Era una mentira piadosa. Saíto, a estas alturas, ya había renunciado a la violencia, después de haber comprendido que no le llevaría a ningún sitio y, en el fondo, muy satisfecho de ver cómo se levantaba, oficialmente bajo su dirección, la más bella construcción de la vía férrea. El coronel Nicholson dio por buena esa deformación de la verdad, aunque no pudo evitar un cierto remordimiento de conciencia. No podía permitirse descuidar ninguno de los factores que podían contribuir a la terminación del puente, ese puente que simbolizaba el espíritu indomable que nunca se confiesa vencido, el espíritu que siempre se desvive por probar con acciones la invulnerable dignidad de su condición; ese puente al que no le faltaba más que varias decenas de pies para abarcar de un trazo continuo el valle del río Kwai.

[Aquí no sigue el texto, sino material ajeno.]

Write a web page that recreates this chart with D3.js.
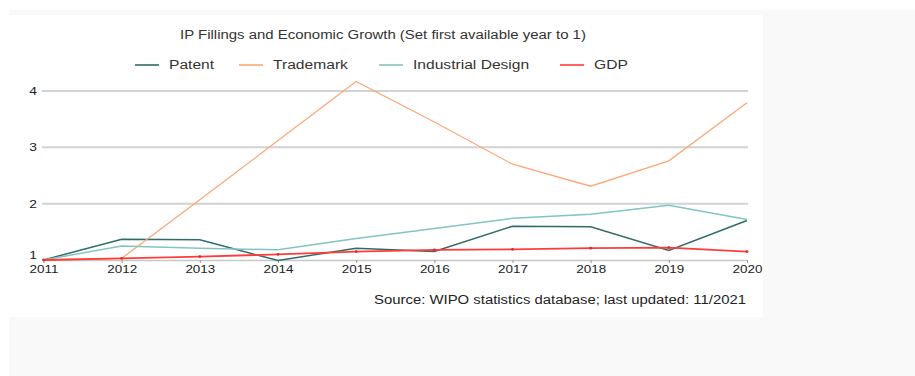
<!DOCTYPE html>
<html>
<head>
<meta charset="utf-8">
<script src="https://cdn.jsdelivr.net/npm/d3@7"></script>
<style>
  html, body { margin: 0; padding: 0; background: #ffffff; }
  svg { display: block; }
  text { font-family: "Liberation Sans", Arial, sans-serif; }
</style>
</head>
<body>
<svg id="chart" width="915" height="376"></svg>
<script>
// Index values, first available year = 1
const years = [2011, 2012, 2013, 2014, 2015, 2016, 2017, 2018, 2019, 2020];
const patent = [1.00, 1.37, 1.36, 0.99, 1.21, 1.15, 1.60, 1.59, 1.17, 1.70];
const trademark = [1.00, 1.03, 2.07, 3.12, 4.17, 3.45, 2.70, 2.31, 2.76, 3.79];
const industrialDesign = [1.00, 1.25, 1.21, 1.18, 1.38, 1.56, 1.74, 1.81, 1.97, 1.72];
const gdp = [1.00, 1.03, 1.06, 1.10, 1.15, 1.18, 1.19, 1.21, 1.22, 1.15];
const yTicks = [1, 2, 3, 4];

const seriesNames = ["Patent", "Trademark", "Industrial Design", "GDP"];
const seriesValues = [patent, trademark, industrialDesign, gdp];
const seriesColors = ["#2f6b69", "#fca877", "#82c4c1", "#ff3c3c"];
const seriesWidths = [1.5, 1.3, 1.5, 1.8];

const titleText = "IP Fillings and Economic Growth (Set first available year to 1)";
const sourceText = "Source: WIPO statistics database; last updated: 11/2021";

// the typeface renders wider than the metric font
function stretch(factor) {
  return sel => sel.each(function () {
    const w = this.getComputedTextLength();
    this.setAttribute("textLength", (w * factor).toFixed(1));
    this.setAttribute("lengthAdjust", "spacingAndGlyphs");
  });
}

const svg = d3.select("#chart");

// page backdrop and card
svg.append("rect").attr("x", 9).attr("y", 10).attr("width", 906).attr("height", 366).attr("fill", "#f9f9f9");
svg.append("rect").attr("x", 9).attr("y", 15).attr("width", 754).attr("height", 302).attr("fill", "#ffffff");

const x = d3.scaleLinear().domain([2011, 2020]).range([43.5, 747]);
const y = d3.scaleLinear().domain([1, 4]).range([260, 91]);

// horizontal gridlines
svg.append("g")
  .selectAll("line")
  .data(yTicks.filter(t => t > 1))
  .join("line")
  .attr("x1", 42).attr("x2", 748)
  .attr("y1", d => y(d)).attr("y2", d => y(d))
  .attr("stroke", "#d2d2d2").attr("stroke-width", 2);

// y tick labels
svg.append("g")
  .selectAll("text")
  .data(yTicks)
  .join("text")
  .attr("x", 33)
  .attr("y", d => y(d))
  .attr("dy", d => d === 1 ? "-0.05em" : "0.35em")
  .attr("text-anchor", "middle")
  .attr("font-size", 11)
  .attr("fill", "#222")
  .text(d => d)
  .call(stretch(1.25));

// bottom axis
const xAxis = d3.axisBottom(x)
  .tickValues(years)
  .tickFormat(d3.format("d"))
  .tickSizeInner(3)
  .tickSizeOuter(0)
  .tickPadding(2);
const gx = svg.append("g").attr("transform", `translate(0,${y(1)})`).call(xAxis);
gx.select(".domain").attr("stroke", "#c8c8c8").attr("stroke-width", 1.5);
gx.selectAll(".tick line").attr("stroke", "#999");
gx.selectAll(".tick text")
  .attr("font-size", 11)
  .attr("font-family", "'Liberation Sans', Arial, sans-serif")
  .attr("fill", "#222")
  .call(stretch(1.22));

// series lines
const line = d3.line().x((d, i) => x(years[i])).y(d => y(d));
seriesValues.forEach((vals, k) => {
  svg.append("path")
    .datum(vals)
    .attr("fill", "none")
    .attr("stroke", seriesColors[k])
    .attr("stroke-width", seriesWidths[k])
    .attr("stroke-linejoin", "miter")
    .attr("d", line);
});

// small markers on GDP
svg.append("g")
  .selectAll("circle")
  .data(gdp)
  .join("circle")
  .attr("cx", (d, i) => x(years[i]))
  .attr("cy", d => y(d))
  .attr("r", 1.4)
  .attr("fill", "#e02828");

// title
svg.append("text")
  .attr("x", 383).attr("y", 35).attr("dy", "0.35em")
  .attr("text-anchor", "middle")
  .attr("font-size", 12)
  .attr("fill", "#333")
  .text(titleText)
  .call(stretch(1.245));

// legend
const legendX = [135, 239, 379, 560];
const legend = svg.append("g").selectAll("g")
  .data(seriesNames)
  .join("g")
  .attr("transform", (d, i) => `translate(${legendX[i]},65)`);
legend.append("line")
  .attr("x1", 0).attr("x2", 24)
  .attr("stroke", (d, i) => seriesColors[i])
  .attr("stroke-opacity", 0.8)
  .attr("stroke-width", 2);
legend.append("text")
  .attr("x", 34).attr("dy", "0.35em")
  .attr("font-size", 12)
  .attr("fill", "#333")
  .text(d => d)
  .call(stretch(1.3));

// source note
svg.append("text")
  .attr("x", 746).attr("y", 300).attr("dy", "0.35em")
  .attr("text-anchor", "end")
  .attr("font-size", 12)
  .attr("fill", "#222")
  .text(sourceText)
  .call(stretch(1.24));
</script>
</body>
</html>
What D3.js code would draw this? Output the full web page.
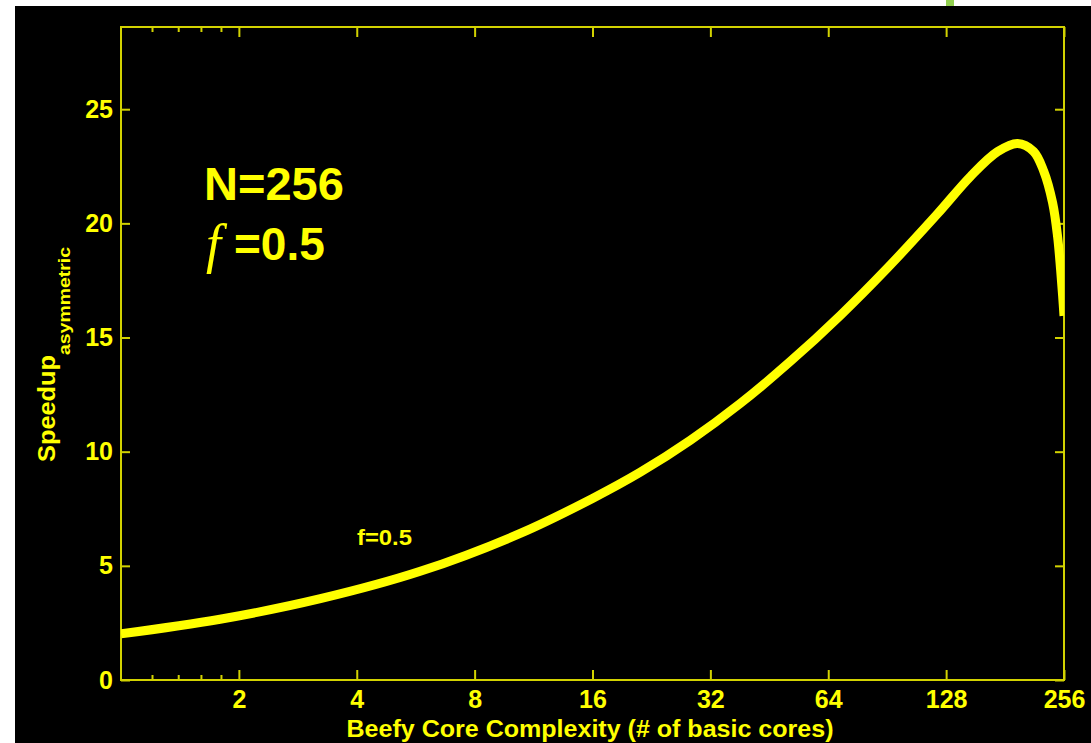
<!DOCTYPE html>
<html>
<head>
<meta charset="utf-8">
<script src="https://cdn.jsdelivr.net/npm/d3@7"></script>
<style>
  html, body { margin: 0; padding: 0; background: #ffffff; }
  svg { display: block; }
  text { font-family: "Liberation Sans", Arial, Helvetica, sans-serif; font-weight: bold; fill: #ffff00; }
</style>
</head>
<body>
<svg id="chart" width="1091" height="743"></svg>
<script>
// Beefy core size r (in basic-core equivalents) and the asymmetric speedup, N = 256, f = 0.5
const coreSizes = [1, 1.79, 3.23, 5.81, 10.46, 16, 21.2, 28.45, 38.2, 51.2, 68.8, 90.7,
                   121.7, 147.8, 173.2, 194.8, 214.1, 227.1, 239.4, 246.6, 251, 254, 256];
const speedups  = [2.02, 2.66, 3.56, 4.76, 6.42, 7.95, 9.1, 10.5, 12.12, 13.95, 15.98, 18.05,
                   20.42, 22.06, 23.14, 23.5, 23.15, 22.3, 20.9, 19.4, 17.95, 16.8, 15.95];

const xMajorTicks = [2, 4, 8, 16, 32, 64, 128, 256];
const xMinorTicks = [1.2, 1.4, 1.6, 1.8];
const yTicks = [0, 5, 10, 15, 20, 25];

const xTitle = "Beefy Core Complexity (# of basic cores)";
const yTitle = "Speedup";
const yTitleSub = "asymmetric";
const curveLabel = "f=0.5";

const svg = d3.select("#chart");
const W = 1091, H = 743;
const plot = { left: 121, right: 1064, top: 27, bottom: 680 };
const axisColor = "#d2d200";

// slide background and accent
svg.append("rect").attr("x", 15).attr("y", 6).attr("width", W - 15).attr("height", H - 6).attr("fill", "#000");
svg.append("rect").attr("x", 946).attr("y", 0).attr("width", 8).attr("height", 6).attr("fill", "#92d050");

const x = d3.scaleLog().base(2).domain([1, 256]).range([plot.left, plot.right]);
const y = d3.scaleLinear().domain([0, 28.6]).range([plot.bottom, plot.top]);

function styleAxis(g, labelSize) {
  g.select(".domain").remove();
  g.selectAll(".tick line").attr("stroke", axisColor).attr("stroke-width", 2);
  g.selectAll(".tick text").attr("fill", "#ffff00").style("font-size", labelSize + "px")
    .style("font-family", "'Liberation Sans', Arial, sans-serif").style("font-weight", "bold");
}

// bottom axis: major ticks with labels
svg.append("g").attr("transform", `translate(0,${plot.bottom})`)
  .call(d3.axisBottom(x).tickValues(xMajorTicks).tickFormat(d3.format("d")).tickSize(-10).tickSizeOuter(0).tickPadding(10))
  .call(g => styleAxis(g, 25));
svg.append("g").attr("transform", `translate(0,${plot.bottom})`)
  .call(d3.axisBottom(x).tickValues(xMinorTicks).tickFormat("").tickSize(-5).tickSizeOuter(0))
  .call(g => styleAxis(g, 25));
// top axis: mirrored ticks
svg.append("g").attr("transform", `translate(0,${plot.top})`)
  .call(d3.axisTop(x).tickValues(xMajorTicks).tickFormat("").tickSize(-10).tickSizeOuter(0))
  .call(g => styleAxis(g, 25));
svg.append("g").attr("transform", `translate(0,${plot.top})`)
  .call(d3.axisTop(x).tickValues(xMinorTicks).tickFormat("").tickSize(-5).tickSizeOuter(0))
  .call(g => styleAxis(g, 25));
// left axis with labels, right axis mirrored
svg.append("g").attr("transform", `translate(${plot.left},0)`)
  .call(d3.axisLeft(y).tickValues(yTicks).tickSize(-9).tickSizeOuter(0).tickPadding(8))
  .call(g => styleAxis(g, 25));
svg.append("g").attr("transform", `translate(${plot.right},0)`)
  .call(d3.axisRight(y).tickValues(yTicks).tickFormat("").tickSize(-9).tickSizeOuter(0))
  .call(g => styleAxis(g, 25));

// plot frame
svg.append("rect")
  .attr("x", plot.left).attr("y", plot.top)
  .attr("width", plot.right - plot.left).attr("height", plot.bottom - plot.top)
  .attr("fill", "none").attr("stroke", axisColor).attr("stroke-width", 2);

// speedup curve, clipped to the axes box
svg.append("clipPath").attr("id", "plotClip").append("rect")
  .attr("x", plot.left).attr("y", plot.top)
  .attr("width", plot.right - plot.left).attr("height", plot.bottom - plot.top);

const points = coreSizes.map((r, i) => [r, speedups[i]]);
const line = d3.line().x(d => x(d[0])).y(d => y(d[1])).curve(d3.curveCatmullRom.alpha(0.5));
svg.append("path")
  .attr("d", line(points))
  .attr("clip-path", "url(#plotClip)")
  .attr("fill", "none").attr("stroke", "#ffff00").attr("stroke-width", 9)
  .attr("stroke-linejoin", "round");

// axis titles
svg.append("text")
  .attr("x", 590).attr("y", 737).attr("text-anchor", "middle")
  .attr("textLength", 487).attr("lengthAdjust", "spacingAndGlyphs")
  .style("font-size", "23px").text(xTitle);

svg.append("text")
  .attr("transform", "translate(55,462) rotate(-90)")
  .attr("textLength", 107).attr("lengthAdjust", "spacingAndGlyphs")
  .style("font-size", "24px").text(yTitle);
svg.append("text")
  .attr("transform", "translate(70,355) rotate(-90)")
  .attr("textLength", 108).attr("lengthAdjust", "spacingAndGlyphs")
  .style("font-size", "16px").text(yTitleSub);

// in-plot annotations
svg.append("text").attr("x", 204).attr("y", 200).style("font-size", "47px").text("N=256");
svg.append("text").attr("x", 206).attr("y", 262)
  .style("font-family", "'Liberation Serif', 'Times New Roman', serif")
  .style("font-style", "italic").style("font-weight", "normal")
  .style("font-size", "54px").text("f");
svg.append("text").attr("x", 234).attr("y", 260).style("font-size", "46px").text("=0.5");

svg.append("text")
  .attr("x", 357).attr("y", 545)
  .attr("textLength", 55).attr("lengthAdjust", "spacingAndGlyphs")
  .style("font-size", "22px").text(curveLabel);
</script>
</body>
</html>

Ante esa amenaza, Clipton maldijo a su coronel, pero cedió. Desalojó de su hospital a una cuarta parte de sus enfermos, aproximadamente, pese a la terrible desazón que le invadía cada vez que tenía que elegir. De esa forma, devolvió a la obra un amasijo de lisiados, heridos leves y hombres con fiebre afectados crónicamente por la malaria, pero capaces de andar.

No hubo protestas. La fe en el coronel era de aquellas que mueven montañas, edifican pirámides, catedrales, puentes y hacen trabajar a moribundos con una sonrisa en los labios. El llamamiento a la solidaridad bastó para convencerlos. Retomaron sin rechistar el camino del río. Unos infortunados soldados, con un brazo inmovilizado por vendajes sucios y mal colocados, agarraron la cuerda del martinete con su única mano hábil y empezaron a tirar de ella al compás, echando el resto que les quedaba de ánimo y fuerzas, ayudándose de todo su menguado peso y sumando el sacrificio de ese doloroso esfuerzo a los sufrimientos que, poco a poco, encaminaban hacia su perfección al puente sobre el río Kwai.

Gracias a este nuevo impulso, el puente fue rápidamente terminado. En breve sólo restaría dar los «últimos retoques», en palabras del coronel, para que la obra presentara ese «acabado» en que un observador experimentado reconoce de inmediato, en cualquier parte del mundo, la maestría de los europeos y la preocupación por la comodidad típica de los anglosajones.